北海道でタイヤテストをする機会が多い編集部。この写真は横浜ゴムの「アイスガード7」で旭川の山間部を走行中。黒い部分は轍に見えるがブラックアイスバーンだったりする

 2022年11月30日、夜更けから12月1日にかけて北海道や東北で大雪予報が発表されました。当然ながら東北各県、そして新潟、長野など中信越の地域では早めにスタッドレスタイヤ装着を完了しているドライバーが多くいることと思います。

 いっぽうの首都圏など年に数回しか降雪しない地域では「ちょっとくらい平気だろう」という認識のオーナーが多く、未だに降雪時には坂道で立ち往生するクルマが後を絶ちません。

 そもそもの話になるが降雪時に雪道用タイヤを装着しないで走行をすると、都道府県道路交通法施行施工細則などの規定により違法状態となります。また反則金の有無についてだけではなく、雪道でスリップした際に自損事故で済むとは限りません。

 当然ながら他車との衝突、そして歩行者を巻き込んだ人身事故に発展する恐れもあります。その際の処分についても雪道を夏タイヤで走っていれば当然ながら運転者の過失も大きくなることは間違いありません。

首都圏のドライバーが注意したいのが積雪翌朝の凍結だ。
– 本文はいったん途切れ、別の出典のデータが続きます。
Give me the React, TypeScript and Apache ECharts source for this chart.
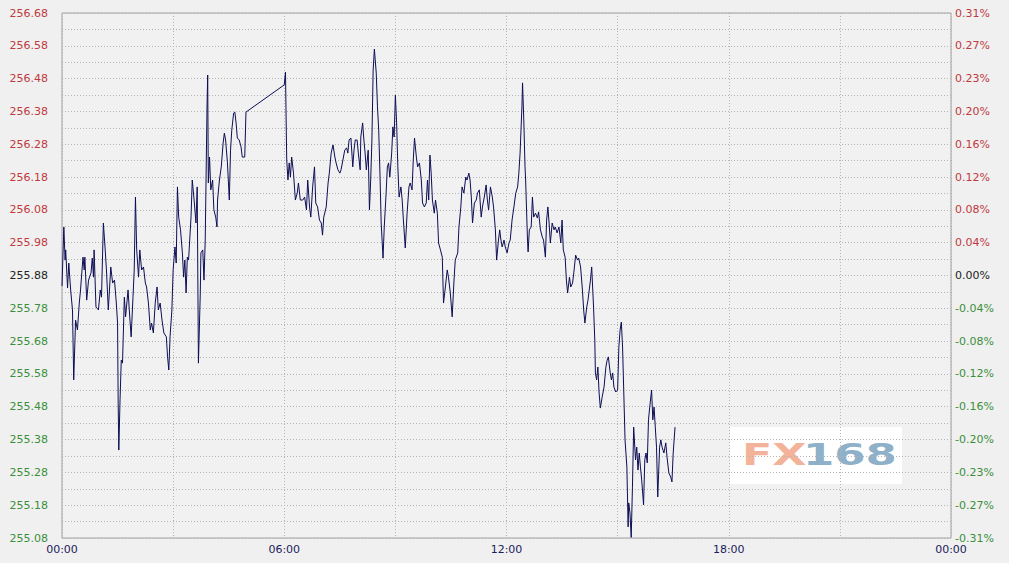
import React, { useEffect, useRef } from "react";
import * as echarts from "echarts";

// Reference price (previous close) used for percent axis
const BASE_PRICE = 255.88;
const PRICE_MIN = 255.08;
const PRICE_MAX = 256.68;
const PRICE_STEP = 0.1;

// Time of each point, minutes after 00:00
const MINUTES = [
  0, 3, 5, 6, 9, 11, 14, 17, 19, 22, 25, 28, 30, 34, 36, 37, 40, 43, 47, 49,
  51, 52, 55, 59, 62, 64, 67, 70, 72, 75, 79, 82, 85, 88, 90, 91, 92, 94, 96, 98,
  101, 103, 107, 109, 112, 115, 117, 119, 121, 124, 126, 129, 132, 135, 137, 140, 143, 145, 148, 151,
  154, 156, 159, 162, 165, 169, 171, 173, 175, 178, 180, 183, 185, 187, 189, 192, 195, 197, 199, 201,
  203, 205, 209, 211, 214, 217, 219, 221, 224, 225, 228, 230, 232, 235, 236, 237, 239, 241, 244, 246,
  249, 251, 252, 255, 258, 261, 263, 265, 268, 271, 273, 275, 278, 280, 282, 284, 287, 290, 292, 296,
  298, 360, 362, 363, 364, 366, 368, 370, 372, 375, 378, 381, 383, 386, 390, 393, 396, 398, 401, 403,
  406, 409, 411, 414, 417, 420, 422, 424, 428, 431, 433, 436, 439, 442, 444, 447, 450, 452, 455, 458,
  461, 463, 465, 468, 471, 473, 475, 478, 480, 483, 484, 487, 489, 491, 493, 496, 498, 500, 502, 504,
  506, 509, 511, 513, 515, 517, 520, 522, 525, 527, 529, 531, 534, 536, 538, 540, 542, 544, 546, 549,
  551, 553, 556, 559, 562, 564, 567, 569, 571, 574, 576, 579, 582, 584, 587, 590, 592, 594, 596, 598,
  600, 603, 605, 608, 610, 613, 616, 618, 621, 624, 626, 629, 632, 635, 637, 641, 643, 646, 648, 651,
  654, 656, 659, 661, 663, 665, 668, 671, 673, 676, 679, 681, 684, 687, 689, 691, 694, 697, 699, 702,
  704, 707, 709, 711, 713, 716, 718, 721, 724, 726, 729, 732, 735, 738, 740, 742, 745, 746, 748, 750,
  751, 754, 755, 757, 760, 762, 764, 767, 770, 772, 775, 778, 780, 783, 785, 787, 789, 791, 794, 797,
  799, 802, 805, 808, 810, 812, 815, 817, 819, 822, 824, 827, 829, 832, 835, 837, 840, 843, 845, 847,
  850, 852, 854, 856, 858, 861, 863, 864, 866, 868, 870, 872, 875, 878, 881, 883, 885, 888, 890, 892,
  894, 897, 900, 902, 904, 906, 908, 910, 912, 915, 917, 918, 920, 922, 924, 926, 929, 931, 933, 935,
  937, 939, 942, 944, 946, 948, 950, 952, 955, 957, 959, 961, 963, 965, 968, 970, 972, 975, 978, 980,
  983, 986, 988, 990, 993,
];

// Price at each point
const PRICES = [
  255.848, 256.028, 255.927, 255.958, 255.842, 255.918, 255.836, 255.775, 255.562, 255.744,
  255.714, 255.796, 255.836, 255.936, 255.897, 255.936, 255.805, 255.866, 255.888, 255.933,
  255.875, 255.958, 255.784, 255.775, 255.836, 255.814, 256.040, 255.958, 255.897, 255.775,
  255.906, 255.857, 255.866, 255.796, 255.735, 255.491, 255.348, 255.501, 255.622, 255.613,
  255.814, 255.754, 255.836, 255.775, 255.693, 255.814, 255.897, 256.119, 255.958, 255.875,
  255.958, 255.897, 255.906, 255.857, 255.845, 255.796, 255.714, 255.735, 255.705, 255.796,
  255.845, 255.775, 255.796, 255.744, 255.705, 255.693, 255.632, 255.592, 255.693, 255.775,
  255.897, 255.967, 255.918, 256.150, 256.058, 256.019, 255.949, 255.875, 255.927, 255.827,
  255.936, 255.927, 256.058, 256.171, 256.110, 256.040, 256.150, 255.613, 255.827, 255.949,
  255.958, 255.866, 255.988, 256.406, 256.491, 256.162, 256.241, 256.141, 256.171, 256.080,
  256.058, 256.028, 256.110, 256.171, 256.211, 256.284, 256.314, 256.293, 256.223, 256.110,
  256.262, 256.323, 256.375, 256.378, 256.345, 256.299, 256.293, 256.272, 256.241, 256.241,
  256.378, 256.461, 256.500, 256.363, 256.232, 256.171, 256.223, 256.180, 256.241, 256.192,
  256.110, 256.131, 256.162, 256.110, 256.110, 256.119, 256.080, 256.171, 256.089, 256.058,
  256.150, 256.211, 256.101, 256.089, 256.049, 256.040, 256.003, 256.058, 256.089, 256.162,
  256.192, 256.253, 256.278, 256.241, 256.223, 256.202, 256.192, 256.202, 256.232, 256.262,
  256.269, 256.253, 256.293, 256.299, 256.211, 256.262, 256.293, 256.293, 256.253, 256.202,
  256.302, 256.345, 256.293, 256.253, 256.202, 256.262, 256.080, 256.171, 256.293, 256.506,
  256.570, 256.497, 256.394, 256.323, 256.192, 256.040, 255.933, 256.028, 256.131, 256.211,
  256.223, 256.180, 256.253, 256.333, 256.302, 256.430, 256.345, 256.211, 256.119, 256.150,
  256.110, 256.049, 255.964, 256.070, 256.150, 256.162, 256.141, 256.232, 256.299, 256.241,
  256.211, 256.223, 256.171, 256.101, 256.089, 256.101, 256.171, 256.110, 256.247, 256.192,
  256.110, 256.070, 256.110, 256.070, 255.979, 255.958, 255.936, 255.796, 255.845, 255.897,
  255.875, 255.827, 255.754, 255.866, 255.927, 255.949, 256.028, 256.089, 256.150, 256.131,
  256.180, 256.171, 256.192, 256.171, 256.119, 256.040, 256.101, 256.110, 256.131, 256.141,
  256.058, 256.089, 256.119, 256.156, 256.110, 256.080, 256.150, 256.119, 256.089, 256.019,
  255.927, 255.988, 256.019, 255.988, 255.967, 255.988, 255.967, 255.949, 255.979, 255.988,
  256.049, 256.089, 256.131, 256.150, 256.192, 256.253, 256.394, 256.467, 256.354, 256.211,
  256.171, 255.988, 255.952, 256.019, 256.028, 256.119, 256.058, 256.070, 256.055, 256.074,
  256.019, 255.997, 255.988, 255.936, 256.049, 256.089, 256.040, 255.979, 256.040, 256.019,
  256.028, 256.010, 256.028, 255.979, 256.049, 255.958, 255.936, 255.866, 255.827, 255.875,
  255.845, 255.857, 255.888, 255.942, 255.927, 255.933, 255.906, 255.836, 255.775, 255.735,
  255.784, 255.805, 255.836, 255.866, 255.906, 255.784, 255.683, 255.583, 255.562, 255.601,
  255.522, 255.476, 255.510, 255.540, 255.601, 255.622, 255.632, 255.583, 255.562, 255.583,
  255.540, 255.525, 255.531, 255.662, 255.714, 255.738, 255.662, 255.522, 255.379, 255.296,
  255.114, 255.187, 255.156, 255.082, 255.235, 255.418, 255.318, 255.357, 255.287, 255.339,
  255.296, 255.257, 255.181, 255.318, 255.339, 255.309, 255.440, 255.479, 255.531, 255.440,
  255.479, 255.418, 255.357, 255.205, 255.357, 255.379, 255.357, 255.339, 255.370, 255.327,
  255.278, 255.266, 255.251, 255.339, 255.418,
];

const UP_COLOR = "#c0393f";
const DOWN_COLOR = "#3b8f3b";
const FLAT_COLOR = "#222222";

function labelColor(v: number) {
  if (v > 1e-9) return UP_COLOR;
  if (v < -1e-9) return DOWN_COLOR;
  return FLAT_COLOR;
}

function fmtTime(m: number) {
  const h = Math.floor(m / 60) % 24;
  const mm = Math.round(m % 60);
  return String(h).padStart(2, "0") + ":" + String(mm).padStart(2, "0");
}

export default function App() {
  const ref = useRef<HTMLDivElement>(null);

  useEffect(() => {
    if (!ref.current) return;
    const chart = echarts.init(ref.current, undefined, { renderer: "svg" });
    const span = PRICE_MAX - BASE_PRICE;
    const data = MINUTES.map((m, i) => [m, PRICES[i] - BASE_PRICE]);
    const gridLine = { show: true, lineStyle: { color: "#b4b4b4", type: [1, 2], width: 1 } };
    const font = "DejaVu Sans";

    chart.setOption({
      animation: false,
      backgroundColor: "#f0f0f0",
      grid: {
        left: 62,
        right: 58,
        top: 13,
        bottom: 25,
        show: true,
        borderColor: "#a0a0a0",
        borderWidth: 1,
        backgroundColor: "#f1f1f1",
      },
      xAxis: {
        type: "value",
        min: 0,
        max: 1440,
        interval: 360,
        axisLine: { show: false },
        axisTick: { show: false },
        splitLine: gridLine,
        minorTick: { show: false, splitNumber: 2 },
        minorSplitLine: gridLine,
        axisLabel: {
          color: "#1c1c5c",
          fontFamily: font,
          fontSize: 11,
          margin: 6,
          formatter: (v: number) => fmtTime(v),
        },
      },
      yAxis: [
        {
          type: "value",
          position: "left",
          min: -span,
          max: span,
          interval: PRICE_STEP,
          axisLine: { show: false },
          axisTick: { show: false },
          splitLine: gridLine,
          minorTick: { show: false, splitNumber: 2 },
          minorSplitLine: gridLine,
          axisLabel: {
            fontFamily: font,
            fontSize: 11,
            margin: 14,
            formatter: (v: number) => (BASE_PRICE + v).toFixed(2),
            color: (v: any) => labelColor(Number(v)),
          },
        },
        {
          type: "value",
          position: "right",
          min: -span,
          max: span,
          interval: PRICE_STEP,
          axisLine: { show: false },
          axisTick: { show: false },
          splitLine: { show: false },
          axisLabel: {
            fontFamily: font,
            fontSize: 11,
            margin: 4,
            formatter: (v: number) => {
              const pct = (v / BASE_PRICE) * 100;
              if (Math.abs(pct) < 1e-9) return "0.00%";
              return pct.toFixed(2) + "%";
            },
            color: (v: any) => labelColor(Number(v)),
          },
        },
      ],
      graphic: [
        {
          type: "group",
          left: 730,
          top: 427,
          z: 10,
          children: [
            { type: "rect", shape: { x: 0, y: 0, width: 172, height: 57 }, style: { fill: "#ffffff" } },
            {
              type: "text",
              x: 12,
              y: 28,
              scaleX: 1.48,
              style: {
                text: "FX",
                fill: "#f3b39b",
                font: "bold 30px 'DejaVu Sans'",
                verticalAlign: "middle",
                textAlign: "left",
              },
            },
            {
              type: "text",
              x: 73,
              y: 28,
              scaleX: 1.5,
              style: {
                text: "168",
                fill: "#8fb0c9",
                font: "bold 30px 'DejaVu Sans'",
                verticalAlign: "middle",
                textAlign: "left",
              },
            },
          ],
        },
      ],
      series: [
        {
          type: "line",
          data,
          yAxisIndex: 0,
          showSymbol: false,
          symbol: "none",
          lineStyle: { color: "#0d0d55", width: 1 },
          z: 5,
        },
      ],
    });
    return () => chart.dispose();
  }, []);

  return (
    <div
      ref={ref}
      style={{ position: "fixed", left: 0, top: 0, width: 1009, height: 563, background: "#f0f0f0" }}
    />
  );
}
画像は旭川市内の様子だが、雪道に慣れていないと黒い部分が安全に見える。しかし実際はツルツルの凍結路面なのだ

■進んでも止まれない!! 驚愕の夏タイヤの雪道性能

 JAFが2017年に行ったテストによれば夏タイヤとスタッドレスタイヤの制動距離(ブレーキをかけてから停止するまでの距離)はかなりの開きがありました。
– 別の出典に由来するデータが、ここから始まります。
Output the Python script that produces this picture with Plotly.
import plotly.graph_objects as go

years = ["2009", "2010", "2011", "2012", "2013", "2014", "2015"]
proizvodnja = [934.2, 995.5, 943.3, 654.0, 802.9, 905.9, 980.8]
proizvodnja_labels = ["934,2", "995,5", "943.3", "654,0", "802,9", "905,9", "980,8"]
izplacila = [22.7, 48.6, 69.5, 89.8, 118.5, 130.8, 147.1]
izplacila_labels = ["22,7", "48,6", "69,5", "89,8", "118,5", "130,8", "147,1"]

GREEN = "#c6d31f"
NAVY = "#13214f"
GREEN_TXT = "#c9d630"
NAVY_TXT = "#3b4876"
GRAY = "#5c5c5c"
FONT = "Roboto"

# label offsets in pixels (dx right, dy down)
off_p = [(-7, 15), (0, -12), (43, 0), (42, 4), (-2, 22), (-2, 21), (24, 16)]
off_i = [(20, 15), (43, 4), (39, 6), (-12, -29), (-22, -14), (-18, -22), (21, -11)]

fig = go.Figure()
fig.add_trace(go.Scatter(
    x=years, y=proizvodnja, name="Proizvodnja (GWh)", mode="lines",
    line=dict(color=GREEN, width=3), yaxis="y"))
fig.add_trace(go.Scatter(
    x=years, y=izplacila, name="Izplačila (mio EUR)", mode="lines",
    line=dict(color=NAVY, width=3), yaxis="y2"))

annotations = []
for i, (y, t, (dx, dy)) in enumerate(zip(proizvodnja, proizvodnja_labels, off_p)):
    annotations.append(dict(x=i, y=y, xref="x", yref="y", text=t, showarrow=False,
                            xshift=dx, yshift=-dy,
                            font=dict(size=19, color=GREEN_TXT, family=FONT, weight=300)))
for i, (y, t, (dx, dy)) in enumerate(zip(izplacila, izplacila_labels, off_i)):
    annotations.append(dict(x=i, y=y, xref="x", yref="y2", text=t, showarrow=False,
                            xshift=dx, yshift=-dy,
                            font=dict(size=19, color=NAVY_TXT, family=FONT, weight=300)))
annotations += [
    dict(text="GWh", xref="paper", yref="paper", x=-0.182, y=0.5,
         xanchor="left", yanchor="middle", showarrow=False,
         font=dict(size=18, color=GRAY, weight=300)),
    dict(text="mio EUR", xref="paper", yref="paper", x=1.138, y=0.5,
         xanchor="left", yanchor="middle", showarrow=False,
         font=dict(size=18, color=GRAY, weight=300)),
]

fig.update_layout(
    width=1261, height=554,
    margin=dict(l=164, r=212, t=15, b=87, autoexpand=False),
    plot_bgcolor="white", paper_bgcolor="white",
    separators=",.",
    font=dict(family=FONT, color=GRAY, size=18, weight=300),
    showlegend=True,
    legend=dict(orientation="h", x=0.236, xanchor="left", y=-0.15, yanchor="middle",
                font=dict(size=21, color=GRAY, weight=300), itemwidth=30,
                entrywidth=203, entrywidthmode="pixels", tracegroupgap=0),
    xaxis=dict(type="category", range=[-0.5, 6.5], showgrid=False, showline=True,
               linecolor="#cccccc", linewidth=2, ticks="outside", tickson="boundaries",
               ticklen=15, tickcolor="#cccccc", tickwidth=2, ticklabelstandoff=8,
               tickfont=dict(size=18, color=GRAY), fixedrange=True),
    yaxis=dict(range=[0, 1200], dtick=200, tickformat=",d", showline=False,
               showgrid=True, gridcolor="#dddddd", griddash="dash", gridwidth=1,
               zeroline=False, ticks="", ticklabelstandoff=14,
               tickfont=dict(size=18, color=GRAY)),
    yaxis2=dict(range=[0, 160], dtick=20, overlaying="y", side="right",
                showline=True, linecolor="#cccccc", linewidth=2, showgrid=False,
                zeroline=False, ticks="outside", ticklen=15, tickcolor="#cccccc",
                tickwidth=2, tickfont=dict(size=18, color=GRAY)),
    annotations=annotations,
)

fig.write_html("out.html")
 40km/hからの制動テストでは圧雪路でスタッドレスタイヤの制動距離は17.3m。一方の夏タイヤは29.9mとスタッドレスタイヤよりも12m以上の制動距離を要しています。12mといえば自動車2台以上の間隔であり、いざという時にこの差は大きいのではないでしょうか。

圧雪路は雪の抵抗がある分、夏タイヤでも発進することができる。しかし止まることに関しては危険だ。冬の道路を夏タイヤで走行することは絶対に避けたい

 さらに氷盤路で言うとスタッドレスタイヤの78.5mに対して、夏タイヤはなんと105.4mと30m近い制動距離の差がありました。これは40km/hのテストなので車速が上がっていけば当然ながら制動距離はどんどん伸びていきます。

 夏タイヤで雪道を走ることの恐怖はお分かりいただけたと思います。

■シーズンインの雪道ではスタッドレスタイヤを使いこなす「試し走り」を

道路状況が使みにくい雪道。そこでスタッドレスタイヤの性能を生かすには、ドライバーの感覚とスタッドレスタイヤの性能をアジャストしておく必要があります

 もし降雪地域の方でスタッドレスタイヤを装着して明日が初めての雪道なら、後続車がいないことや周囲の安全を十分に確認したうえで「強めの加速」、そして「強めのブレーキ」をしてみることをおすすめします。

 路面の状態と、タイヤのグリップ性能を体感するためで、せっかくのスタッドレスタイヤを生かすのには大切な試みになります。もちろん周囲の交通状況への配慮を忘れずに。

 年々スタッドレスタイヤの性能は向上していきますが、いくらスタッドレスタイヤが高性能になろうと物理の法則には逆らえません。急加速、急ブレーキ、急ハンドルなど「急」のつく操作は避けて安全な雪道走行をお願いします。